O campo socioambientalista já está mais do que inquieto, mas o governo não escuta o rufar desse tipo de tambor. Parece viver uma espécie de síndrome de São Tomé -precisa ver para crer. Mas, quando a mobilização reativa desse setor se torna visível, dada a sua própria natureza inorgânica, já não há como evitar o desgaste político: o leite estará derramado. Nem mesmo negociação, ou cooptação, pode evitar que se irradie uma onda forte de opinião.

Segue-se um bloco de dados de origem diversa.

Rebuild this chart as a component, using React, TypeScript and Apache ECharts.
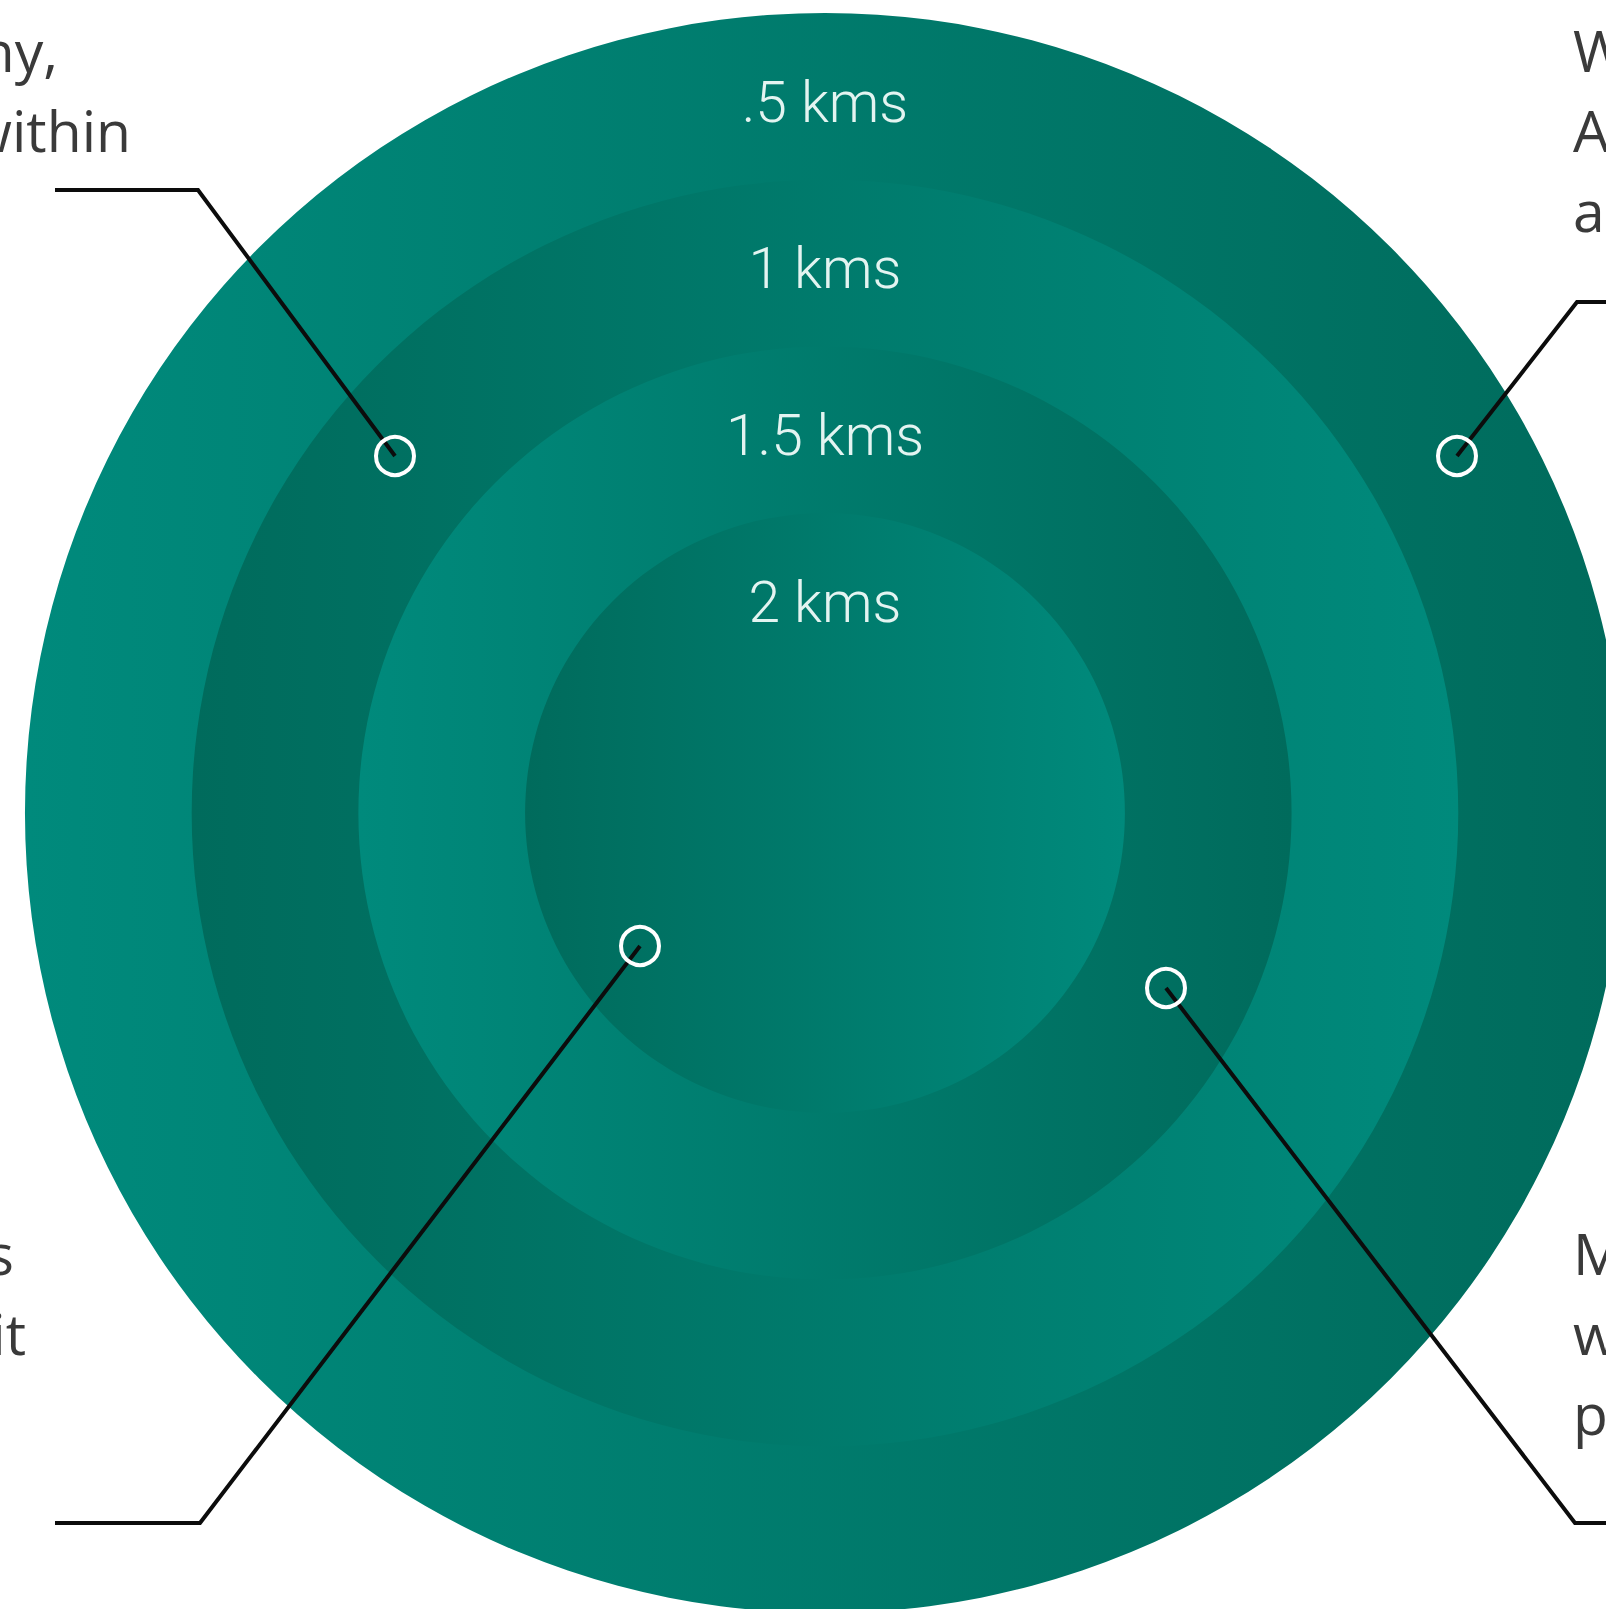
import React, { useEffect, useRef } from "react";
import * as echarts from "echarts";

// ---- data ----
const ringKm = [0.5, 1, 1.5, 2];
const ringLabels = [".5 kms", "1 kms", "1.5 kms", "2 kms"];

// side text fragments (the annotation texts are cropped by the picture's edges)
const topLeftLines = ["ny,", "within"];
const topRightLines = ["W", "A", "a"];
const bottomLeftLines = ["s", "it"];
const bottomRightLines = ["M", "w", "p"];

// ---- layout / style ----
const W = 1606;
const H = 1609;
const CX = 825;
const CY = 813;
const OUTER_R = 800;
const R_PER_HALF_KM = 166.7;
const LIGHT = "#008A7C";
const DARK = "#006B5C";
const LABEL_COLOR = "#E3F4F1";
const TEXT_COLOR = "#3a3a3a";
const LINE_COLOR = "#0c0c0c";

const radiusFor = (km: number) => OUTER_R - ((km - ringKm[0]) / 0.5) * R_PER_HALF_KM;

// callouts: leader line points (outer end -> elbow -> marker)
const callouts = [
  { points: [[55, 190], [198, 190], [395, 456]] },
  { points: [[1610, 302], [1577, 302], [1457, 456]] },
  { points: [[55, 1523], [200, 1523], [640, 946]] },
  { points: [[1610, 1523], [1575, 1523], [1166, 988]] },
];

const SIDE_FONT = 57;
const LINE_H = 80;

export default function App() {
  const ref = useRef<HTMLDivElement>(null);

  useEffect(() => {
    if (!ref.current) return;
    const chart = echarts.init(ref.current, undefined, { renderer: "svg" });

    const series = ringKm.map((km, i) => {
      const r = radiusFor(km);
      const stops =
        i % 2 === 0
          ? [
              { offset: 0, color: LIGHT },
              { offset: 1, color: DARK },
            ]
          : [
              { offset: 0, color: DARK },
              { offset: 1, color: LIGHT },
            ];
      return {
        type: "pie",
        name: ringLabels[i],
        silent: true,
        center: [CX, CY],
        radius: [0, r],
        startAngle: 90,
        z: 2 + i,
        label: { show: false },
        labelLine: { show: false },
        emphasis: { disabled: true },
        itemStyle: {
          borderWidth: 0,
          color: new echarts.graphic.LinearGradient(0, 0, 1, 0, stops),
        },
        data: [{ value: km, name: ringLabels[i] }],
      };
    });

    const elements: any[] = [];

    // ring labels
    ringKm.forEach((km, i) => {
      const top = CY - radiusFor(km);
      elements.push({
        type: "text",
        z: 100,
        silent: true,
        style: {
          text: ringLabels[i],
          x: CX,
          y: top + 89,
          fill: LABEL_COLOR,
          fontSize: 57,
          fontFamily: "Roboto",
          fontWeight: 300,
          align: "center",
          verticalAlign: "middle",
        },
      });
    });

    // leader lines + markers
    callouts.forEach((c) => {
      elements.push({
        type: "polyline",
        z: 100,
        silent: true,
        shape: { points: c.points },
        style: { stroke: LINE_COLOR, lineWidth: 4, fill: null },
      });
      const [mx, my] = c.points[c.points.length - 1];
      elements.push({
        type: "circle",
        z: 101,
        silent: true,
        shape: { cx: mx, cy: my, r: 19 },
        style: { stroke: "#ffffff", lineWidth: 4, fill: "rgba(0,0,0,0)" },
      });
    });

    const sideText = (lines: string[], x: number, firstCenter: number, align: string, ends?: number[]) => {
      lines.forEach((t, i) => {
        elements.push({
          type: "text",
          z: 100,
          silent: true,
          style: {
            text: t,
            x: ends ? ends[i] : x,
            y: firstCenter + i * LINE_H,
            fill: TEXT_COLOR,
            fontSize: SIDE_FONT,
            fontFamily: "Open Sans",
            fontWeight: 400,
            align,
            verticalAlign: "middle",
          },
        });
      });
    };

    sideText(topLeftLines, 0, 50, "right", [58, 131]);
    sideText(topRightLines, 1573, 50, "left");
    sideText(bottomLeftLines, 0, 1253, "right", [14, 26]);
    sideText(bottomRightLines, 1573, 1253, "left");

    chart.setOption({
      animation: false,
      backgroundColor: "#ffffff",
      series,
      graphic: { elements },
    });

    return () => chart.dispose();
  }, []);

  return (
    <div
      ref={ref}
      style={{ position: "fixed", left: 0, top: 0, width: W, height: H, background: "#fff" }}
    />
  );
}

Por tudo isso, o governo deveria relativizar leituras excessivamente hierarquizadas da sociedade, pois os espaços de "mangue" dela são muito vastos, a ponto de caracterizar o todo nacional mais pela exceção que pela regra. Talvez eles expliquem, melhor do que as centrais sindicais, como este povo consegue sobreviver e ainda sorrir, apesar de tudo. O governo deveria desobstruir seus ouvidos para escutar o sussurro de seu anjo, a ministra do Meio Ambiente, Marina Silva, sempre abafado pelo estridente tilintar das moedas no mercado, mas que tem conteúdo mais precioso para que ele possa exercer seu papel de mediador dos conflitos socioambientais anunciados.

Márcio Santilli, 48, é membro do Conselho Diretor da ONG Instituto Socioambiental. Foi deputado federal pelo PMDB-SP (1983-87) e presidente da Funai (1995-96).